The constituency with the most signatures is Stone with 368 (0.43%) and the lowest is Denton & Reddish in Manchester with 12 (0.01%). Yet again, the figures expose the fact this is a rural campaign, not an urban one. In fact, there’s not a single StopHs2 ‘action’ group in any town or city Hs2 will serve. You could add every single signature in Greater Manchester and it would still be less than the total for Stone, despite the disparity in population size! In fact, look at how few in Gtr Manchester signed each month. The figures are so small that one family signing could double the monthly numbers!

What conclusions can we draw from this? Well, the Phase 2a Hybrid Bill petition’s currently making its way though Parliament. This affects the first five constituencies on the list – 4 of which are in the top 5 signatures! I’d suggest that this means the Phase 2 bill for the leg to Manchester has very little to worry about in the way of organised opposition. The support for Hs2 far outweighs anything else. Now let’s go and look at Phase 2 to Leeds.

Final Phase 2 Leeds petition. 21 Mar

I’ve fleshed this one out with a bit more data. It includes population sizes, the names of the MP’s and which way they voted on the Hs2 Phase 2a Bill.

The constituency with the most signatures is Rother Valley with 1650 (1.74%) and the lowest is (yes, you’ve guessed it) an urban constituency – Nottingham North with 17 (0.02%). The picture on this leg is different to the others as the situation’s more mixed. The majority of the opposition to Hs2 has been driven by the 2016 route change – hence the figure for Rother Valley. Also of interest is that despite all the noise made by a vociferous but tiny ‘action’ group in Erewash, they could only muster 200 signatures (0.21%) and their MP, Maggie Throup is no pushover and voted FOR Hs2 phase 2a. The figures also show that the claims that Yorkshire is totally opposed to Hs2 (see one Johnathan Pile here) are very wide of the mark as of the 2,185.931 souls here, just 4793(0.21%) have signed the petition – and 34.4% of them are from one constituency!

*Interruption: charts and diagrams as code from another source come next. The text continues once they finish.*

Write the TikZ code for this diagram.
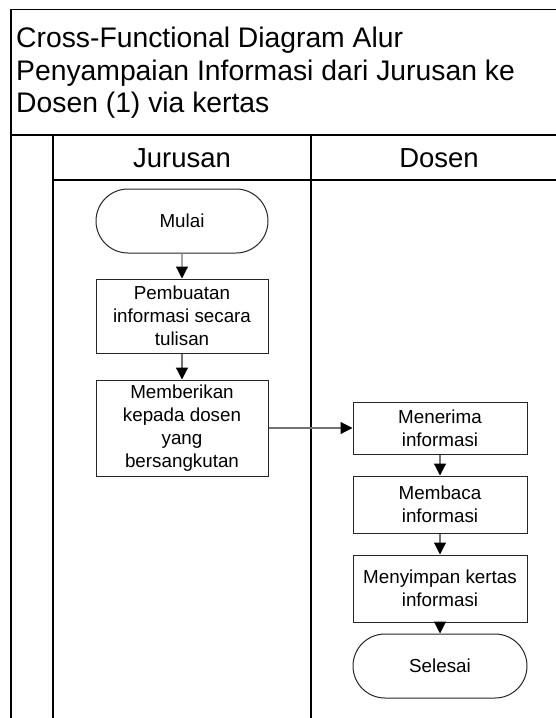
\documentclass[tikz,border=0pt]{standalone}
\usepackage{fontspec}
\setmainfont{Liberation Sans}
\usetikzlibrary{arrows.meta,shapes.misc}
\tikzset{
  lane/.style={line width=1.3pt,draw=black},
  procbox/.style={draw=black!85,line width=1pt,fill=white,align=center,inner sep=0pt,
    font=\fontsize{18.8}{23}\selectfont,minimum width=172pt},
  termbox/.style={procbox,rounded rectangle},
  flow/.style={draw=black!55,line width=1.2pt,-{Triangle[length=12pt,width=12pt,black]}},
  lanehead/.style={font=\fontsize{27.5}{32}\selectfont,inner sep=0pt}
}
\begin{document}
\begin{tikzpicture}[x=1pt,y=-1pt]
\useasboundingbox (0,0) rectangle (556,718);
\clip (0,0) rectangle (556,718);
% frame
\draw[lane] (11,9.5) rectangle (567,135);
\draw[lane] (11,135) -- (11,730);
\draw[lane] (53,135) -- (53,730);
\draw[lane] (311,135) -- (311,730);
\draw[lane] (567,135) -- (567,730);
\draw[lane] (53,180) -- (567,180);
\node[anchor=north west,align=left,inner sep=0pt,font=\fontsize{28.3}{32.5}\selectfont] (title) at (16,27)
  {Cross-Functional Diagram Alur\\Penyampaian Informasi dari Jurusan ke\\Dosen (1) via kertas};
\node[lanehead] (hj) at (182,158) {Jurusan};
\node[lanehead] (hd) at (439,158) {Dosen};
% nodes
\node[termbox,minimum height=64pt] (mulai) at (182,221) {Mulai};
\node[procbox,minimum height=74pt] (buat) at (182,316) {Pembuatan\\informasi secara\\tulisan};
\node[procbox,minimum height=96pt] (beri) at (182,428) {Memberikan\\kepada dosen\\yang\\bersangkutan};
\node[procbox,minimum width=174pt,minimum height=52pt] (terima) at (440,428) {Menerima\\informasi};
\node[procbox,minimum width=174pt,minimum height=57pt] (baca) at (440,504.5) {Membaca\\informasi};
\node[procbox,minimum width=174pt,minimum height=67pt] (simpan) at (440,588.5) {Menyimpan kertas\\informasi};
\node[termbox,minimum width=174pt,minimum height=64pt] (selesai) at (440,666) {Selesai};
% connectors
\draw[flow] (mulai) -- (buat);
\draw[flow] (buat) -- (beri);
\draw[flow] (beri) -- (terima);
\draw[flow] (terima) -- (baca);
\draw[flow] (baca) -- (simpan);
\draw[flow] (simpan) -- (selesai);
\end{tikzpicture}
\end{document}
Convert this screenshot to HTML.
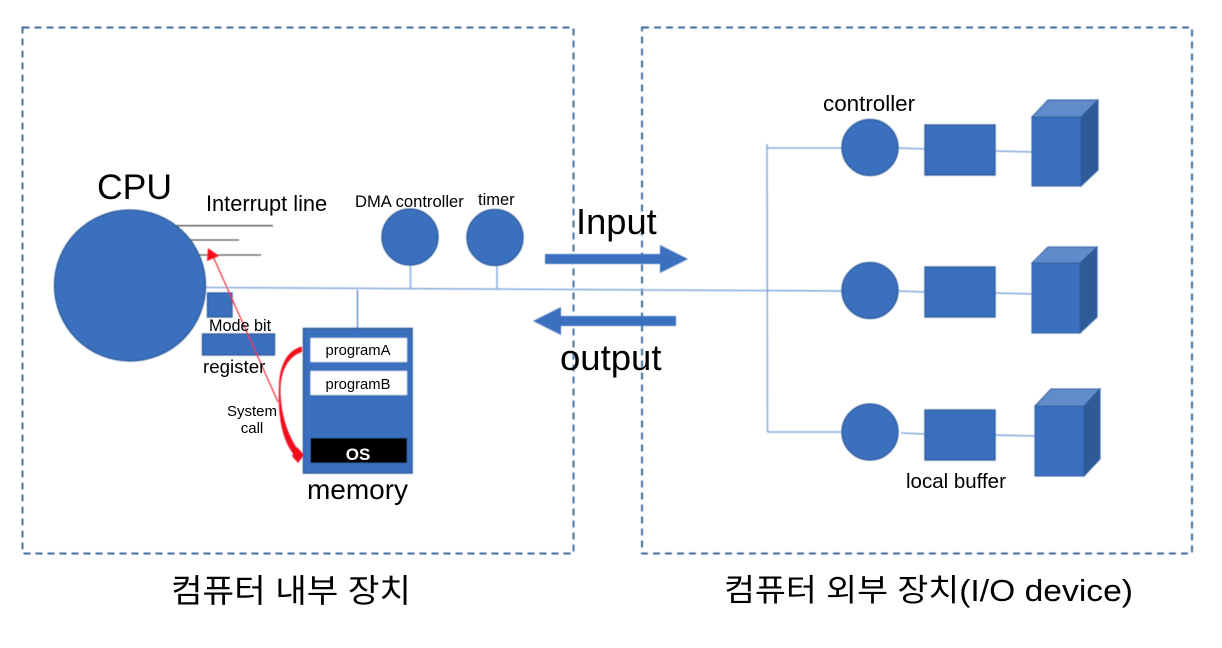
<!DOCTYPE html>
<html><head><meta charset="utf-8"><style>
html,body{margin:0;padding:0;background:#fff;width:1222px;height:648px;overflow:hidden}
svg{display:block}
text{font-family:"Liberation Sans","Noto Sans CJK KR",sans-serif;fill:#000}
</style></head><body>
<svg width="1222" height="648" viewBox="0 0 1222 648" xmlns="http://www.w3.org/2000/svg">
<defs>
<filter id="b" x="-2%" y="-2%" width="104%" height="104%"><feGaussianBlur stdDeviation="0.4"/></filter>
<filter id="t" x="-2%" y="-2%" width="104%" height="104%"><feGaussianBlur stdDeviation="0.35"/></filter>
</defs>
<rect width="1222" height="648" fill="#fff"/>
<g filter="url(#b)">
<g fill="none" stroke="#22548f" stroke-width="1.7" stroke-dasharray="7 5">
<rect x="22.5" y="27.5" width="551" height="526"/>
<rect x="642" y="27.5" width="550" height="526"/>
</g>
<!-- lines -->
<g stroke="#555" stroke-width="1.3">
<line x1="176" y1="225.7" x2="273" y2="225.7"/>
<line x1="190" y1="240" x2="239" y2="240"/>
<line x1="198" y1="255" x2="261" y2="255"/>
</g>
<g fill="none" stroke="#86a9dd" stroke-width="1.5">
<line x1="206" y1="287.5" x2="842" y2="291"/>
<line x1="767" y1="144" x2="767.5" y2="432"/>
<line x1="767" y1="148" x2="842" y2="148"/>
<line x1="767.5" y1="432" x2="842" y2="432"/>
<line x1="410.5" y1="265" x2="410.5" y2="288"/>
<line x1="497" y1="265" x2="497" y2="289"/>
<line x1="898" y1="148" x2="925" y2="149"/>
<line x1="995" y1="151" x2="1032" y2="152"/>
<line x1="898" y1="291" x2="925" y2="292"/>
<line x1="995" y1="293" x2="1032" y2="294"/>
<line x1="901" y1="433" x2="925" y2="434"/>
<line x1="995" y1="435" x2="1035" y2="436"/>
</g>
<line x1="357.5" y1="290" x2="357.5" y2="328" stroke="#4d78b6" stroke-width="1.2"/>
<!-- shapes -->
<g fill="#3a70bf" stroke="#2b5a98" stroke-width="1.3">
<circle cx="130" cy="285.5" r="75.5"/>
<circle cx="410" cy="237" r="28"/>
<circle cx="495" cy="237.5" r="28"/>
<rect x="207.5" y="293" width="24.5" height="24"/>
<rect x="202.5" y="334" width="72" height="21"/>
<rect x="303.5" y="328.5" width="108.5" height="144.5" stroke-width="1.5"/>
<circle cx="870" cy="147.5" r="28"/>
<circle cx="870" cy="290.5" r="28"/>
<circle cx="870" cy="432" r="28"/>
<rect x="925" y="125" width="70" height="50"/>
<rect x="925" y="267" width="70" height="50"/>
<rect x="925" y="410" width="70" height="50"/>
</g>
<!-- cubes -->
<g stroke="#2f5c9c" stroke-width="1">
<polygon points="1032,117 1048,100 1098,100 1081,117" fill="#608cc9"/>
<polygon points="1081,117 1098,100 1098,170 1081,186" fill="#2d5a98"/>
<rect x="1032" y="117" width="49" height="69" fill="#3a70bf"/>
<polygon points="1032,263 1048,247 1097,247 1080,263" fill="#608cc9"/>
<polygon points="1080,263 1097,247 1097,317 1080,333" fill="#2d5a98"/>
<rect x="1032" y="263" width="48" height="70" fill="#3a70bf"/>
<polygon points="1035,406 1051,389 1100,389 1084,406" fill="#608cc9"/>
<polygon points="1084,406 1100,389 1100,459 1084,476" fill="#2d5a98"/>
<rect x="1035" y="406" width="49" height="70" fill="#3a70bf"/>
</g>
<!-- memory contents -->
<rect x="310.5" y="338" width="96.5" height="24" fill="#fff"/>
<rect x="310.5" y="371" width="96.5" height="24" fill="#fff"/>
<rect x="310.5" y="438" width="96.5" height="25" fill="#000"/>
<!-- red -->
<path d="M302 346.5 C287 350 279.5 366 279 385 C277.5 420 283 446 299 460 L303 456 C292 444 280.5 420 280.5 390 C280.5 370 289 356 302 352 Z" fill="#f00a1e"/>
<polygon points="297,447 304,455 298,463 292,456" fill="#f00a1e"/>
<line x1="278" y1="402" x2="212" y2="254" stroke="#ec1c2c" stroke-width="1.1"/>
<polygon points="208,248 219,256 207,261" fill="#f5101e"/>
<!-- arrows -->
<polygon points="545,254 660,254 660,245 688,259 660,273 660,264 545,264" fill="#3a70bf"/>
<polygon points="676,316 561,316 561,307 533,321 561,335 561,326 676,326" fill="#3a70bf"/>
</g>
<!-- text -->
<g filter="url(#t)">
<text x="97" y="199" font-size="35.5">CPU</text>
<text x="206" y="211" font-size="21.8">Interrupt line</text>
<text x="355" y="207" font-size="16.6">DMA controller</text>
<text x="478" y="205" font-size="16.5">timer</text>
<text x="209" y="331" font-size="16.2">Mode bit</text>
<text x="203" y="373" font-size="18.7">register</text>
<text x="252" y="416" font-size="15" text-anchor="middle">System</text>
<text x="252" y="433" font-size="15" text-anchor="middle">call</text>
<text x="358" y="355" font-size="14.8" text-anchor="middle">programA</text>
<text x="358" y="389" font-size="14.8" text-anchor="middle">programB</text>
<text x="358" y="460" font-size="17" font-weight="bold" text-anchor="middle" style="fill:#fff">OS</text>
<text x="357.5" y="499" font-size="28" text-anchor="middle">memory</text>
<text x="576" y="234" font-size="36.3">Input</text>
<text x="560" y="370" font-size="36.5">output</text>
<text x="823" y="111" font-size="22.4">controller</text>
<text x="906" y="488" font-size="20.5">local buffer</text>
<text x="171" y="602" font-size="32.5" textLength="240" lengthAdjust="spacingAndGlyphs">컴퓨터 내부 장치</text>
<text x="724" y="601" font-size="31" textLength="409" lengthAdjust="spacingAndGlyphs">컴퓨터 외부 장치(I/O device)</text>
</g>
</svg>
</body></html>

These figures lead me to conclude that Yorkshire’s a bit “all mouth and no trousers”. There’s a handful of  tiny groups that make a lot of noise, writing cheques they can’t cash, but they’ve little support in the wider community or the political arena. Nor can they agree on a concerted course of action.

This leads me on to another observation. nationally, the anti Hs2 campaign’s collapsed. In 2010 there were 4 allegedly ‘national’ anti Hs2 groups. AGAHST (Action Groups Against Hs2, based in the Chilterns). 51m, a collection of councils (mostly Chiltern and phase 1 based). Hs2aa (High Speed 2 Action Alliance, based in Amersham) and StopHs2 (based in Warwickshire).

Now only StopHs2 survives – if in name only. Its two leading lights live in Bournemouth and Kenilworth, miles away from each other and where the action is nowadays! They’ve given up any pretence of leading a campaign and when they do appear it’s to moan about Hs2 on social media. They’ve no influence on proceedings on Phase 2 and I doubt they’ll survive long enough to even be around when the Phase 2 Hybrid Bill enters Parliament next year.

What’s left of the anti Hs2 campaign is a bunch of disparate local groups with no clear agenda to unite them and no national organisation worth its name to guide them.  Some are still re-running the tactics that failed to Stop hs2 on phase 1, others have given up and are fighting for mitigation (such as extended tunnels) and/or compensation.

In summary, there is no Stop Hs2 campaign anymore. It’s collapsed. To stop Hs2 a campaign needs money, organisation and most crucially – political support. The remaining folk opposed to Hs2 have none of these and the way many of the MPs who opposed Phase 1 voted FOR phase 2a is the most obvious example.

No doubt a few die-hards and the bandwagon jumping egotists who infest such campaigns via social media will continue to pretend otherwise, but it matters not. Cross-party support for Hs2 remains unbroken, Phase 1 is under construction, the phase 2a bill is unstoppable and the phase 2 bill is inevitable.